[Plotting code records]
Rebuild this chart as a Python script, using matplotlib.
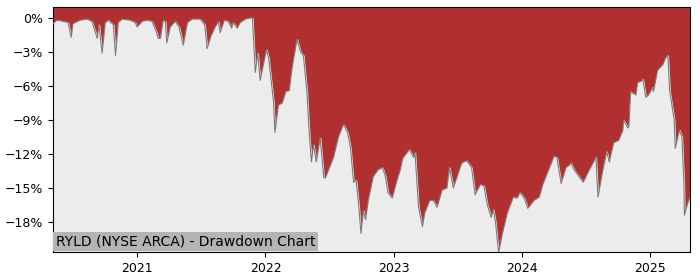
import numpy as np
import pandas as pd
import matplotlib
matplotlib.use('Agg')
import matplotlib.pyplot as plt
import matplotlib.dates as mdates
from matplotlib.ticker import FuncFormatter

# drawdown values (%)
dates = [
    '2020-05-06', '2020-05-17', '2020-06-04', '2020-06-18', '2020-06-27', '2020-07-02',
    '2020-07-22', '2020-08-11', '2020-08-25', '2020-09-09', '2020-09-14', '2020-09-23',
    '2020-10-02', '2020-10-11', '2020-10-25', '2020-10-31', '2020-11-08', '2020-11-19',
    '2020-12-12', '2020-12-26', '2021-01-01', '2021-01-15', '2021-01-29', '2021-02-12',
    '2021-02-24', '2021-03-02', '2021-03-08', '2021-03-16', '2021-03-22', '2021-03-26',
    '2021-04-05', '2021-04-19', '2021-04-30', '2021-05-12', '2021-05-24', '2021-06-07',
    '2021-06-29', '2021-07-12', '2021-07-19', '2021-07-30', '2021-08-11', '2021-08-20',
    '2021-08-25', '2021-09-06', '2021-09-17', '2021-09-27', '2021-10-01', '2021-10-13',
    '2021-10-21', '2021-11-05', '2021-11-19', '2021-11-25', '2021-12-03', '2021-12-10',
    '2021-12-17', '2022-01-04', '2022-01-10', '2022-01-24', '2022-01-28', '2022-02-07',
    '2022-02-18', '2022-02-28', '2022-03-10', '2022-03-18', '2022-04-01', '2022-04-11',
    '2022-04-19', '2022-04-29', '2022-05-06', '2022-05-12', '2022-05-18', '2022-05-26',
    '2022-06-06', '2022-06-16', '2022-06-21', '2022-07-14', '2022-07-28', '2022-08-11',
    '2022-08-23', '2022-08-31', '2022-09-09', '2022-09-16', '2022-09-23', '2022-09-30',
    '2022-10-07', '2022-10-13', '2022-10-21', '2022-11-04', '2022-11-18', '2022-11-30',
    '2022-12-08', '2022-12-16', '2022-12-28', '2023-01-11', '2023-01-20', '2023-01-27',
    '2023-02-15', '2023-02-27', '2023-03-03', '2023-03-13', '2023-03-24', '2023-03-31',
    '2023-04-14', '2023-04-24', '2023-05-05', '2023-05-19', '2023-06-02', '2023-06-09',
    '2023-06-20', '2023-06-30', '2023-07-14', '2023-07-28', '2023-08-11', '2023-08-21',
    '2023-09-05', '2023-09-15', '2023-09-25', '2023-10-06', '2023-10-12', '2023-10-18',
    '2023-10-27', '2023-11-07', '2023-11-21', '2023-12-08', '2023-12-19', '2023-12-27',
    '2024-01-08', '2024-01-18', '2024-02-05', '2024-02-20', '2024-03-01', '2024-03-15',
    '2024-04-02', '2024-04-10', '2024-04-22', '2024-05-06', '2024-05-15', '2024-05-20',
    '2024-05-29', '2024-06-12', '2024-06-24', '2024-07-08', '2024-07-22', '2024-07-30',
    '2024-08-05', '2024-08-19', '2024-08-30', '2024-09-06', '2024-09-19', '2024-10-03',
    '2024-10-15', '2024-10-17', '2024-10-29', '2024-11-01', '2024-11-06', '2024-11-21',
    '2024-11-26', '2024-12-05', '2024-12-11', '2024-12-19', '2024-12-27', '2025-01-08',
    '2025-01-10', '2025-01-22', '2025-02-06', '2025-02-14', '2025-02-20', '2025-02-25',
    '2025-03-10', '2025-03-13', '2025-03-25', '2025-04-01', '2025-04-07', '2025-04-08',
    '2025-04-18', '2025-04-24',
]
drawdown = [
    -0.5, -0.2, -0.3, -0.4, -1.7, -0.5,
    -0.2, -0.1, -0.3, -1.8, -0.6, -3.1,
    -0.4, -0.2, -0.6, -3.3, -0.4, -0.1,
    -0.2, -0.4, -0.8, -0.3, -0.2, -0.3,
    -1.2, -1.8, -1.8, -0.2, -0.3, -2.2,
    -0.8, -0.3, -0.8, -2.4, -0.4, -0.1,
    -0.1, -0.6, -2.7, -1.6, -0.8, -0.3,
    -1.3, -0.2, -0.3, -0.9, -0.4, -0.9,
    -0.4, -0.1, 0.0, 0.0, -4.8, -3.1,
    -5.5, -2.8, -3.5, -7.4, -10.1, -7.7,
    -7.5, -6.5, -6.4, -4.4, -1.9, -3.0,
    -3.3, -6.5, -10.3, -12.7, -11.2, -12.7,
    -10.6, -14.1, -14.1, -12.3, -10.5, -9.4,
    -10.1, -11.4, -14.5, -14.3, -16.3, -19.0,
    -17.0, -17.8, -16.1, -14.0, -13.4, -13.2,
    -13.9, -15.4, -15.9, -14.3, -13.4, -12.4,
    -11.6, -12.3, -11.9, -16.7, -18.4, -17.2,
    -16.1, -16.1, -16.7, -15.2, -15.0, -13.2,
    -15.0, -14.1, -12.8, -12.6, -13.2, -15.6,
    -14.7, -14.8, -16.5, -17.6, -16.9, -18.0,
    -20.7, -19.0, -17.2, -15.8, -15.9, -15.4,
    -15.9, -16.8, -16.1, -15.8, -14.7, -13.6,
    -12.2, -12.3, -14.6, -13.2, -13.0, -12.8,
    -13.4, -14.0, -14.5, -13.6, -12.8, -12.3,
    -15.8, -13.4, -11.8, -12.7, -11.0, -10.8,
    -9.9, -9.0, -9.7, -9.6, -6.5, -6.8,
    -5.7, -5.6, -5.4, -7.0, -6.8, -6.1,
    -6.5, -4.6, -4.1, -3.5, -3.3, -6.4,
    -9.0, -11.5, -9.9, -10.5, -14.9, -17.4,
    -16.3, -15.8,
]
title = 'RYLD (NYSE ARCA) - Drawdown Chart'

x = pd.to_datetime(dates)
y = np.array(drawdown)

fig = plt.figure(figsize=(7, 2.8), dpi=100)
ax = fig.add_axes([0.0757, 0.1, 0.91, 0.875])
ax.set_facecolor('#b03030')

ymin, ymax = -20.65, 0.97
ax.fill_between(x, y, ymin, color='#ececec', zorder=2)
ax.plot(x, y, color='#7a7a7a', lw=0.8, zorder=3)

ax.set_ylim(ymin, ymax)
ax.set_xlim(x[0], x[-1])
ax.set_yticks(np.arange(0, -19, -3))
ax.yaxis.set_major_formatter(FuncFormatter(lambda v, p: f'{v:.0f}%'.replace('-', '\u2212')))
ax.xaxis.set_major_locator(mdates.YearLocator())
ax.xaxis.set_major_formatter(mdates.DateFormatter('%Y'))
ax.tick_params(labelsize=9)

ax.annotate(title, xy=(0, 0), xycoords='axes fraction', xytext=(2, 2.5),
            textcoords='offset points', fontsize=10, ha='left', va='bottom',
            bbox=dict(facecolor='#b4b4b4', edgecolor='none', pad=2), zorder=5)

fig.savefig('out.png', dpi=100)
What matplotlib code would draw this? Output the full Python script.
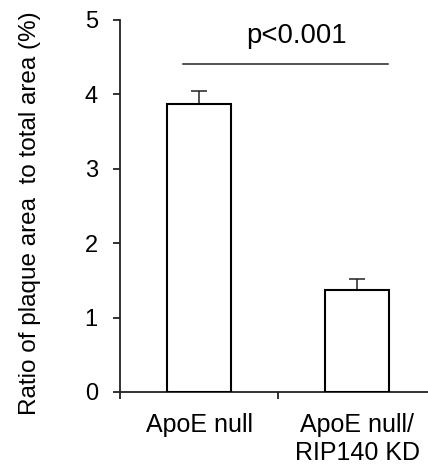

● **INSTRUCTIONS TO FOLLOW**:
Only the lines from the top of the data through the line with "from matplotlib.ticker import FuncFormatter" should be quoted, exactly and with both ends kept; skip the pictures.

● **COMPLETED EXERCISE**:
Rebuild this chart as a Python script, using matplotlib.
import numpy as np
import pandas as pd
import matplotlib
matplotlib.use('Agg')
import matplotlib.pyplot as plt
import matplotlib.dates as mdates
from matplotlib.ticker import FuncFormatter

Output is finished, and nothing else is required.